In a publication in the Western Antiquary, November 1884 talks about the Druidic importance of a site named ‘Maen Cetti’ and quotes Samuel Rush Meyrick and Charles Hamilton Smith..
“ANCIENT BRITISH COINS FOUND AT MT. BATTEN, NEAR PLYMOUTH.-The Druidical stone erections known as Cromlechs were probably associated with some of the religious sites of the Druids, and in their use the Cromlech or cell of Ceridwen was covered with a mystic veil on which was displayed the representation of the Lunar-arkite Goddess.

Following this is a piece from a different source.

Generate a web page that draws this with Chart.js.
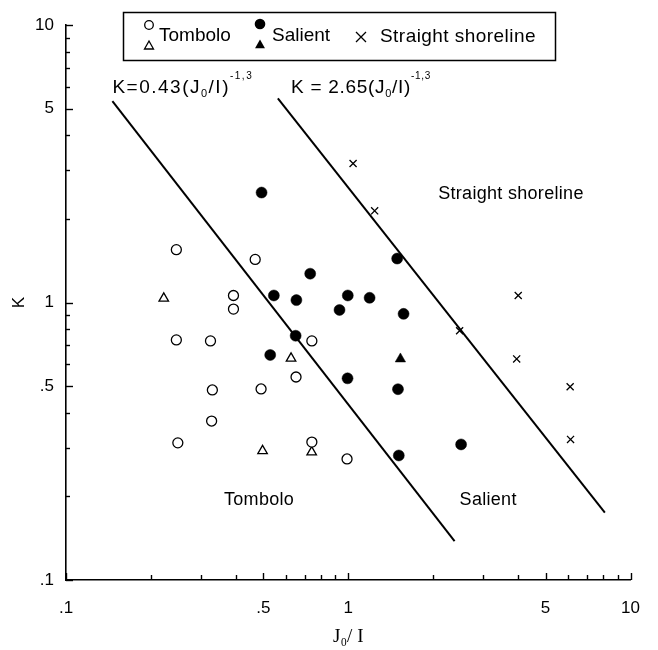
<!DOCTYPE html>
<html><head><meta charset="utf-8">
<script src="https://cdn.jsdelivr.net/npm/chart.js@4/dist/chart.umd.min.js"></script>
<style>html,body{margin:0;padding:0;background:#fff;}#wrap{width:658px;height:650px;}</style>
</head><body><div id="wrap"><canvas id="c" width="658" height="650"></canvas></div>
<script>
// ---- data ----
const tomboloCircleX = [0.246,0.468,0.392,0.392,0.246,0.325,0.743,0.330,0.491,0.653,0.328,0.249,0.743,0.990];
const tomboloCircleY = [1.55,1.43,1.06,0.947,0.733,0.727,0.727,0.484,0.488,0.539,0.374,0.312,0.314,0.273];
const tomboloTriX = [0.222,0.627,0.497,0.742];
const tomboloTriY = [1.035,0.629,0.292,0.289];
const salientCircleX = [0.493,0.733,0.545,0.655,1.49,0.996,1.19,0.931,1.57,0.651,0.529,0.994,1.50,1.51,2.51];
const salientCircleY = [2.49,1.27,1.06,1.02,1.44,1.06,1.04,0.94,0.91,0.759,0.647,0.533,0.487,0.281,0.308];
const salientTriX = [1.53];
const salientTriY = [0.626];
const straightX = [1.04,1.24,2.48,4.00,3.95,6.11,6.13];
const straightY = [3.17,2.14,0.791,1.06,0.626,0.497,0.321];
const line1X = [0.146,2.38];
const line1Y = [5.32,0.138];
const line2X = [0.563,8.11];
const line2Y = [5.44,0.175];
const xTickValues = [0.1,0.5,1,5,10];
const xTickLabels = ['.1','.5','1','5','10'];
const yTickValues = [0.1,0.5,1,5,10];
const yTickLabels = ['.1','.5','1','5','10'];
const legendLabels = ['Tombolo','Salient','Straight shoreline'];
const regionLabels = ['Tombolo','Salient','Straight shoreline'];
const lineLabelCoefs = ['0.43','2.65'];
const xTitle = 'J\u2080/ I';
const yTitle = 'K';

function pts(xs, ys){ return xs.map((x,i)=>({x:x,y:ys[i]})); }
function logTicks(){ const out=[]; [0.1,1].forEach(d=>{ for(let m=1;m<=9;m++) out.push(+(m*d).toFixed(3)); }); out.push(10); return out.map(v=>({value:v})); }

const SANS = '"Liberation Sans", Arial, sans-serif';

const innerTicks = {
  id:'innerTicks',
  afterDraw(chart){
    const ctx=chart.ctx, a=chart.chartArea, xs=chart.scales.x, ys=chart.scales.y;
    ctx.save(); ctx.strokeStyle='#000'; ctx.lineWidth=1.4;
    xs.ticks.forEach(t=>{ const p=Math.round(xs.getPixelForValue(t.value))+0.5; const L=xTickValues.includes(t.value)?7:5;
      ctx.beginPath(); ctx.moveTo(p,a.bottom); ctx.lineTo(p,a.bottom-L); ctx.stroke(); });
    ys.ticks.forEach(t=>{ const p=Math.round(ys.getPixelForValue(t.value))+0.5; const L=yTickValues.includes(t.value)?7:4;
      ctx.beginPath(); ctx.moveTo(a.left,p); ctx.lineTo(a.left+L,p); ctx.stroke(); });
    ctx.restore();
  }
};

function drawRuns(ctx, x, y, runs, spacing){
  let cx=x;
  ctx.letterSpacing = spacing+'px';
  runs.forEach(r=>{ ctx.font=r.size+'px '+SANS; ctx.fillText(r.t, cx, y+(r.dy||0)); cx+=ctx.measureText(r.t).width; });
  ctx.letterSpacing = '0px';
}

const annotations = {
  id:'annotations',
  afterDraw(chart){
    const ctx=chart.ctx, xs=chart.scales.x, ys=chart.scales.y;
    ctx.save(); ctx.fillStyle='#000'; ctx.strokeStyle='#000';
    // region labels
    ctx.font='18px '+SANS; ctx.textAlign='center'; ctx.textBaseline='middle';
    ctx.letterSpacing='0.3px';
    ctx.fillText(regionLabels[0], xs.getPixelForValue(0.483), ys.getPixelForValue(0.194));
    ctx.fillText(regionLabels[1], xs.getPixelForValue(3.13), ys.getPixelForValue(0.194));
    ctx.fillText(regionLabels[2], xs.getPixelForValue(3.77), ys.getPixelForValue(2.46));
    ctx.letterSpacing='0px';
    // line equations
    ctx.textAlign='left'; ctx.textBaseline='alphabetic';
    const eq = (coef, sep)=>[{t:'K'+sep+'='+sep+coef+'(J',size:19},{t:'0',size:11,dy:4},{t:'/I)',size:19},{t:'-1,3',size:10,dy:-14}];
    drawRuns(ctx, xs.getPixelForValue(0.146), ys.getPixelForValue(5.69), eq(lineLabelCoefs[0],''), 1.5);
    drawRuns(ctx, xs.getPixelForValue(0.627), ys.getPixelForValue(5.69), eq(lineLabelCoefs[1],' '), 0.7);
    // legend box
    ctx.lineWidth=1.5;
    ctx.strokeRect(123.5,12.5,432,48);
    ctx.lineWidth=1.3;
    const circ=(x,y,r,fill)=>{ctx.beginPath();ctx.arc(x,y,r,0,Math.PI*2); if(fill){ctx.fill();} else ctx.stroke();};
    const tri=(x,y,r,fill)=>{ctx.beginPath();ctx.moveTo(x,y-r);ctx.lineTo(x+r*0.9,y+r*0.6);ctx.lineTo(x-r*0.9,y+r*0.6);ctx.closePath(); if(fill) ctx.fill(); else ctx.stroke();};
    circ(149,25,4.3,false); tri(149,46,5,false);
    circ(260,24,5.3,true); tri(260,45,5.5,true);
    ctx.beginPath(); ctx.moveTo(356,32); ctx.lineTo(366,42); ctx.moveTo(366,32); ctx.lineTo(356,42); ctx.stroke();
    ctx.font='19px '+SANS; ctx.textBaseline='middle';
    ctx.fillText(legendLabels[0],159,36);
    ctx.fillText(legendLabels[1],272,36);
    ctx.letterSpacing='0.45px';
    ctx.fillText(legendLabels[2],380,37);
    ctx.letterSpacing='0px';
    ctx.restore();
  }
};

const scaleCommon = {
  type:'logarithmic', min:0.1, max:10,
  grid:{display:false, drawTicks:false},
  border:{display:true, color:'#000', width:1.6},
  afterBuildTicks:(s)=>{ s.ticks = logTicks(); }
};

new Chart(document.getElementById('c'), {
  type:'scatter',
  data:{ datasets:[
    {label:legendLabels[0], data:pts(tomboloCircleX,tomboloCircleY), pointStyle:'circle', pointRadius:5, pointBackgroundColor:'#fff', pointBorderColor:'#000', pointBorderWidth:1.3},
    {label:legendLabels[0], data:pts(tomboloTriX,tomboloTriY), pointStyle:'triangle', pointRadius:5.5, pointBackgroundColor:'#fff', pointBorderColor:'#000', pointBorderWidth:1.3},
    {label:legendLabels[1], data:pts(salientCircleX,salientCircleY), pointStyle:'circle', pointRadius:5.5, pointBackgroundColor:'#000', pointBorderColor:'#000', pointBorderWidth:0.5},
    {label:legendLabels[1], data:pts(salientTriX,salientTriY), pointStyle:'triangle', pointRadius:6, pointBackgroundColor:'#000', pointBorderColor:'#000', pointBorderWidth:0.5},
    {label:legendLabels[2], data:pts(straightX,straightY), pointStyle:'crossRot', pointRadius:5, pointBorderColor:'#000', pointBorderWidth:1.3},
    {label:'K=0.43', data:pts(line1X,line1Y), showLine:true, borderColor:'#000', borderWidth:2, pointRadius:0},
    {label:'K=2.65', data:pts(line2X,line2Y), showLine:true, borderColor:'#000', borderWidth:2, pointRadius:0}
  ]},
  options:{
    responsive:false, animation:false, devicePixelRatio:1,
    layout:{padding:{top:25,right:25,left:0,bottom:0}},
    plugins:{legend:{display:false}, tooltip:{enabled:false}},
    scales:{
      x:Object.assign({}, scaleCommon, {
        afterFit:(s)=>{ s.height=70; },
        ticks:{autoSkip:false, maxRotation:0, padding:18, color:'#000', font:{family:SANS, size:17},
          callback:(v)=>{ const i=xTickValues.indexOf(+(+v).toFixed(3)); return i>=0?xTickLabels[i]:''; }},
        title:{display:true, text:xTitle, color:'#000', font:{family:'"Liberation Serif", "DejaVu Serif", serif', size:19}, padding:{top:0,bottom:2}}
      }),
      y:Object.assign({}, scaleCommon, {
        afterFit:(s)=>{ s.width=66; },
        ticks:{autoSkip:false, padding:12, color:'#000', font:{family:SANS, size:17},
          callback:(v)=>{ const i=yTickValues.indexOf(+(+v).toFixed(3)); return i>=0?yTickLabels[i]:''; }},
        title:{display:true, text:yTitle, color:'#000', font:{family:SANS, size:17}, padding:{top:9,bottom:0}}
      })
    }
  },
  plugins:[innerTicks, annotations]
});
</script></body></html>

The following is from Meyrick and Hamilton Smith on the costume of the original inhabitants of Great Britain;-“The Lan-y-on Cromlech in Cornwall, the covering stone of which is 19 feet long and 47 feet in girt, is placed so high that a man on horseback may ride under it. Lan-y-on signifies the enclosure of On, the Arkite divinity, and therefore exactly implies what all Cromlechs were intended to be, representations of the Noachic Ark. In it (the Cromlech) were performed various ceremonies relating to the Bardic orders, with a reference to the great event of the deluge, and the primary one of these was the sheathing of a sword as a token of their being devoted to peace and insulated from all the parties and disputes of the world. Being particularly dedicated to the Arkite genius it was entitled Maen Cetti, the stone of Cetti or the Ark, and the raising of it was, according to the Triads, one of the three mighty labours of the Isle of Britain. In it was celebrated all the mysteries of Ceridwen or Cetti, and in it her mystical cauldron was said to be warmed by the breath of nine damsels. Here the adventurous aspirants beheld some of the mysteries of Druidism when admitted behind the veil on which was portrayed the effigies of the goddess, and which on such occasions was hung over its entrance.”